Cost and technical feasibility. The cost study used a 3-cylinder, 1.2L Pinacle configuration, chosen as the most likely initial displacement that the company would be targeting, said Tom Covington, Pinacle’s VP Marketing and Special Projects. The 1.5L engine was chosen for the GT power study because FEV had benchmarked the 1.5L recently, he noted. The cost delta between a 1.2L and a 1.5L would be a function of material cost differences, and should scale appropriately, he said.
The FEV analysis compared the 1.2L Pinnacle engine to a modeled 1.2L I4 baseline engine. FEV found that the 1.2L Pinnacle engine would cost $192 (17%) more than the baseline: $1,133 vs. $941, mainly due to the need for a higher quantity of some key components such as pistons, crankshaft, and so on. (E.g., a three-cylinder Pinnacle engine uses six pistons.) The 17% cost delta assumes similar content levels (VVT, PFI), with the additional feature of VCR on the Pinnacle engine design.
The engine also contains new and unique design considerations and failure modes; those, however, can be addressed in a traditional automotive design and validation program, according to FEV.
Engine packaging and installation is a “somewhat unique feature” of the Pinnacle engine, FEV noted, with the horizontal cylinder arrangement potentially presenting some limits in terms of the number of current vehicles that could accept the engine.
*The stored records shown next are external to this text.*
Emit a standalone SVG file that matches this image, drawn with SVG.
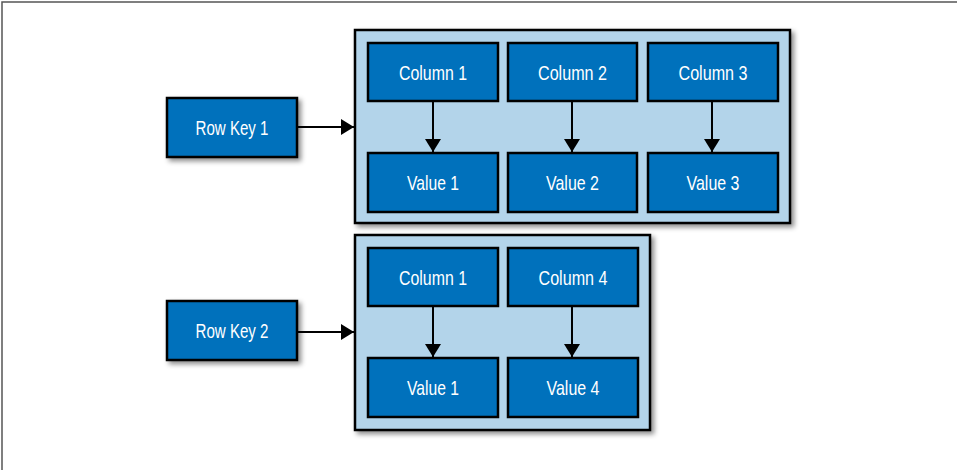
<svg xmlns="http://www.w3.org/2000/svg" width="957" height="470" viewBox="0 0 957 470">
<defs>
<filter id="sh" x="-20%" y="-20%" width="140%" height="140%">
<feDropShadow dx="3" dy="3" stdDeviation="2.5" flood-color="#000" flood-opacity="0.45"/>
</filter>
<marker id="ah" markerWidth="14" markerHeight="16" refX="13" refY="8" orient="auto" markerUnits="userSpaceOnUse">
<path d="M0,0 L13,8 L0,16 Z" fill="#000"/>
</marker>
<style>
.cont{fill:#b3d4ea;stroke:#000;stroke-width:2.5;filter:url(#sh)}
.box{fill:#0071bc;stroke:#000;stroke-width:2.5}
.key{fill:#0071bc;stroke:#000;stroke-width:2.5;filter:url(#sh)}
.lbl{fill:#fff;font-family:"Liberation Sans",Arial,sans-serif;font-size:21px;text-anchor:middle}
.ln{stroke:#000;stroke-width:2;fill:none;marker-end:url(#ah)}
</style>
</defs>
<rect width="957" height="470" fill="#fff"/>
<path d="M2,470 V2 H957" fill="none" stroke="#555" stroke-width="1.5"/>

<g id="rowkey1"><rect class="key" x="167" y="98" width="130" height="59"/><text class="lbl" x="232" y="135" textLength="73" lengthAdjust="spacingAndGlyphs">Row Key 1</text></g>
<g id="rowkey2"><rect class="key" x="167" y="301" width="130" height="59"/><text class="lbl" x="232" y="338" textLength="73" lengthAdjust="spacingAndGlyphs">Row Key 2</text></g>

<g id="row1"><rect class="cont" x="355" y="30" width="435" height="193"/></g>
<g id="row2"><rect class="cont" x="355" y="235" width="295" height="195"/></g>

<g id="r1c1"><rect class="box" x="368" y="43" width="130" height="58"/><text class="lbl" x="433" y="80" textLength="68" lengthAdjust="spacingAndGlyphs">Column 1</text></g>
<g id="r1c2"><rect class="box" x="508" y="43" width="129" height="58"/><text class="lbl" x="572.5" y="80" textLength="69" lengthAdjust="spacingAndGlyphs">Column 2</text></g>
<g id="r1c3"><rect class="box" x="648" y="43" width="130" height="58"/><text class="lbl" x="713" y="80" textLength="69" lengthAdjust="spacingAndGlyphs">Column 3</text></g>
<g id="r1v1"><rect class="box" x="368" y="153" width="130" height="59"/><text class="lbl" x="433" y="190" textLength="52" lengthAdjust="spacingAndGlyphs">Value 1</text></g>
<g id="r1v2"><rect class="box" x="508" y="153" width="129" height="59"/><text class="lbl" x="572.5" y="190" textLength="53" lengthAdjust="spacingAndGlyphs">Value 2</text></g>
<g id="r1v3"><rect class="box" x="648" y="153" width="130" height="59"/><text class="lbl" x="713" y="190" textLength="53" lengthAdjust="spacingAndGlyphs">Value 3</text></g>

<g id="r2c1"><rect class="box" x="368" y="248" width="130" height="58"/><text class="lbl" x="433" y="285" textLength="68" lengthAdjust="spacingAndGlyphs">Column 1</text></g>
<g id="r2c4"><rect class="box" x="508" y="248" width="130" height="58"/><text class="lbl" x="573" y="285" textLength="69" lengthAdjust="spacingAndGlyphs">Column 4</text></g>
<g id="r2v1"><rect class="box" x="368" y="358" width="130" height="59"/><text class="lbl" x="433" y="395" textLength="52" lengthAdjust="spacingAndGlyphs">Value 1</text></g>
<g id="r2v4"><rect class="box" x="508" y="358" width="130" height="59"/><text class="lbl" x="573" y="395" textLength="53" lengthAdjust="spacingAndGlyphs">Value 4</text></g>

<g id="connectors">
<path class="ln" d="M297,127 H354"/>
<path class="ln" d="M297,332 H354"/>
<path class="ln" d="M433,102 V152"/>
<path class="ln" d="M572,102 V152"/>
<path class="ln" d="M712,102 V152"/>
<path class="ln" d="M433,307 V357"/>
<path class="ln" d="M572,307 V357"/>
</g>
</svg>
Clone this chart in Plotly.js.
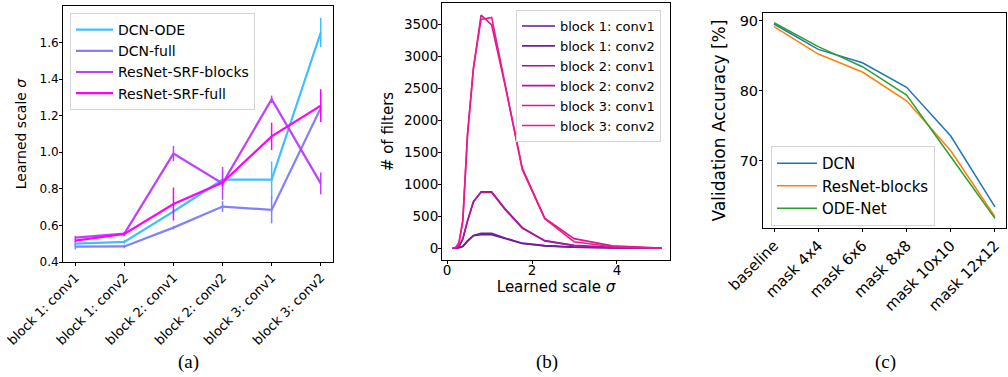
<!DOCTYPE html>
<html>
<head>
<meta charset="utf-8">
<script src="https://cdn.plot.ly/plotly-3.0.1.min.js"></script>
<style>
  html, body { margin: 0; padding: 0; background: #fff; }
  #chart { width: 1008px; height: 377px; }
</style>
</head>
<body>
<div id="chart"></div>
<script>
// ---------- Panel (a): learned scale per layer ----------
const layersA = ['block 1: conv1', 'block 1: conv2', 'block 2: conv1', 'block 2: conv2', 'block 3: conv1', 'block 3: conv2'];
const dcnOde      = [0.50, 0.51, 0.676, 0.85, 0.85, 1.655];
const dcnOdeErr   = [0.01, 0.01, 0.01, 0.05, 0.10, 0.08];
const dcnFull     = [0.484, 0.485, 0.588, 0.703, 0.685, 1.242];
const dcnFullErr  = [0.015, 0.01, 0.01, 0.03, 0.073, 0.02];
const srfBlocks   = [0.533, 0.555, 0.993, 0.83, 1.29, 0.83];
const srfBlocksErr= [0.01, 0.01, 0.042, 0.09, 0.02, 0.06];
const srfFull     = [0.517, 0.553, 0.717, 0.835, 1.087, 1.255];
const srfFullErr  = [0.01, 0.01, 0.09, 0.02, 0.075, 0.09];

// ---------- Panel (b): histogram of learned scales ----------
const sigmaB = [0.13, 0.17, 0.22, 0.28, 0.37, 0.48, 0.62, 0.80, 1.05, 1.36, 1.77, 2.30, 2.99, 3.89, 5.05];
const b1c1 = [0, 0, 2, 8, 25, 108, 195, 211, 212, 150, 75, 38, 15, 5, 0];
const b1c2 = [0, 0, 3, 10, 30, 118, 200, 234, 232, 160, 80, 42, 18, 6, 0];
const b2c1 = [0, 1, 5, 25, 140, 420, 720, 883, 883, 620, 322, 120, 45, 12, 1];
const b2c2 = [0, 1, 6, 30, 150, 430, 730, 875, 872, 610, 315, 115, 40, 10, 1];
const b3c1 = [0, 2, 20, 80, 420, 1750, 2800, 3640, 3485, 2560, 1250, 470, 150, 38, 2];
const b3c2 = [0, 2, 25, 90, 440, 1780, 2820, 3572, 3603, 2600, 1230, 460, 103, 25, 1];
const namesB = ['block 1: conv1', 'block 1: conv2', 'block 2: conv1', 'block 2: conv2', 'block 3: conv1', 'block 3: conv2'];

// ---------- Panel (c): validation accuracy under masking ----------
const masksC = ['baseline', 'mask 4x4', 'mask 6x6', 'mask 8x8', 'mask 10x10', 'mask 12x12'];
const accDCN    = [89.53, 85.9, 84.0, 80.49, 73.53, 63.43];
const accResNet = [89.14, 85.24, 82.67, 78.57, 71.43, 62.0];
const accODE    = [89.71, 86.29, 83.43, 79.39, 70.57, 61.77];

const FONT = 'DejaVu Sans, sans-serif';
const W = 1008, H = 377;
const px = v => v / W;
const py = v => 1 - v / H;

const colorsA = ['#40bfff', '#8080ff', '#bf40ff', '#ff00ff'];
const colorsB = ['#5a1c96', '#761b9c', '#8f1a9b', '#ab1999', '#d41a92', '#f0188c'];
const colorsC = ['#1f77b4', '#ff7f0e', '#2ca02c'];

const traces = [];
const seriesA = [
  ['DCN-ODE', dcnOde, dcnOdeErr],
  ['DCN-full', dcnFull, dcnFullErr],
  ['ResNet-SRF-blocks', srfBlocks, srfBlocksErr],
  ['ResNet-SRF-full', srfFull, srfFullErr]
];
seriesA.forEach((s, i) => {
  traces.push({
    type: 'scatter', mode: 'lines', name: s[0], x: layersA, y: s[1],
    xaxis: 'x', yaxis: 'y', legend: 'legend',
    line: {color: colorsA[i], width: 2.2},
    error_y: {type: 'data', array: s[2], visible: true, thickness: 1.5, width: 0, color: colorsA[i]}
  });
});
[b1c1, b1c2, b2c1, b2c2, b3c1, b3c2].forEach((ys, i) => {
  traces.push({
    type: 'scatter', mode: 'lines', name: namesB[i], x: sigmaB, y: ys,
    xaxis: 'x2', yaxis: 'y2', legend: 'legend2',
    line: {color: colorsB[i], width: 1.6}
  });
});
[['DCN', accDCN], ['ResNet-blocks', accResNet], ['ODE-Net', accODE]].forEach((s, i) => {
  traces.push({
    type: 'scatter', mode: 'lines', name: s[0], x: masksC, y: s[1],
    xaxis: 'x3', yaxis: 'y3', legend: 'legend3',
    line: {color: colorsC[i], width: 1.5}
  });
});

function axis(extra) {
  return Object.assign({
    showline: true, mirror: true, linecolor: '#000', linewidth: 1,
    ticks: 'outside', ticklen: 3, tickwidth: 1, tickcolor: '#000',
    showgrid: false, zeroline: false, automargin: false,
    tickfont: {family: FONT, size: 12, color: '#000'}
  }, extra);
}
function legendBox(x, y, size, iw) {
  return {
    x: x, y: y, xanchor: 'left', yanchor: 'top', itemwidth: iw,
    bgcolor: 'rgba(255,255,255,0.85)', bordercolor: '#d4d4d4', borderwidth: 1,
    font: {family: FONT, size: size, color: '#000'}
  };
}

const layout = {
  width: W, height: H,
  margin: {l: 0, r: 0, t: 0, b: 0},
  paper_bgcolor: '#fff', plot_bgcolor: '#fff',
  showlegend: true,
  xaxis: axis({domain: [px(63), px(333)], anchor: 'y', type: 'category', range: [-0.25, 5.25],
               tickangle: -45, ticklabelstandoff: -1, tickfont: {family: FONT, size: 13, color: '#000'}}),
  yaxis: axis({domain: [py(262), py(6)], anchor: 'x', range: [0.4, 1.80], ticklabelstandoff: -2,
               tickvals: [0.4, 0.6, 0.8, 1.0, 1.2, 1.4, 1.6], ticktext: ['0.4', '0.6', '0.8', '1.0', '1.2', '1.4', '1.6'],
               title: {text: 'Learned scale <i>σ</i>', font: {family: FONT, size: 14, color: '#000'}, standoff: 9}}),
  xaxis2: axis({domain: [px(442), px(670)], anchor: 'y2', range: [-0.12, 5.25], ticklabelstandoff: -5,
               tickvals: [0, 2, 4], tickfont: {family: FONT, size: 13.5, color: '#000'},
               title: {text: 'Learned scale <i>σ</i>', font: {family: FONT, size: 15, color: '#000'}, standoff: 0}}),
  yaxis2: axis({domain: [py(260), py(3)], anchor: 'x2', range: [-183, 3828], ticklabelstandoff: -3,
               tickvals: [0, 500, 1000, 1500, 2000, 2500, 3000, 3500], tickfont: {family: FONT, size: 13.5, color: '#000'},
               title: {text: '# of filters', font: {family: FONT, size: 15, color: '#000'}, standoff: 6}}),
  xaxis3: axis({domain: [px(763), px(1006)], anchor: 'y3', type: 'category', range: [-0.25, 5.25],
               tickangle: -45, ticklabelstandoff: -1, tickfont: {family: FONT, size: 15, color: '#000'}}),
  yaxis3: axis({domain: [py(228), py(13)], anchor: 'x3', range: [60.4, 91.1], ticklabelstandoff: -2,
               tickvals: [70, 80, 90], tickfont: {family: FONT, size: 14.5, color: '#000'},
               title: {text: 'Validation Accuracy [%]', font: {family: FONT, size: 17, color: '#000'}, standoff: 9}}),
  legend: legendBox(px(70), py(13), 14, 37),
  legend2: legendBox(px(516), py(10), 13, 33),
  legend3: legendBox(px(771), py(146), 15, 40),
  annotations: [
    {text: '(a)', x: px(188), y: py(362), xref: 'paper', yref: 'paper', showarrow: false, xanchor: 'center', yanchor: 'middle',
     font: {family: 'Liberation Serif, serif', size: 19, color: '#000'}},
    {text: '(b)', x: px(547), y: py(362), xref: 'paper', yref: 'paper', showarrow: false, xanchor: 'center', yanchor: 'middle',
     font: {family: 'Liberation Serif, serif', size: 19, color: '#000'}},
    {text: '(c)', x: px(885), y: py(362), xref: 'paper', yref: 'paper', showarrow: false, xanchor: 'center', yanchor: 'middle',
     font: {family: 'Liberation Serif, serif', size: 19, color: '#000'}}
  ]
};

Plotly.newPlot('chart', traces, layout, {staticPlot: true, displayModeBar: false});
</script>
</body>
</html>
FEV expanded the study to consider an alternative, vertical installation.
FEV’s analysis found that while the Pinacle engine has additional potential failure modes not evident in current production engines, addressing those failure modes are well within the scope and capabilities of current analytical tools and testing techniques.
FEV estimated it would take 54 months to bring an automotive version of the Pinnacle Engine into production.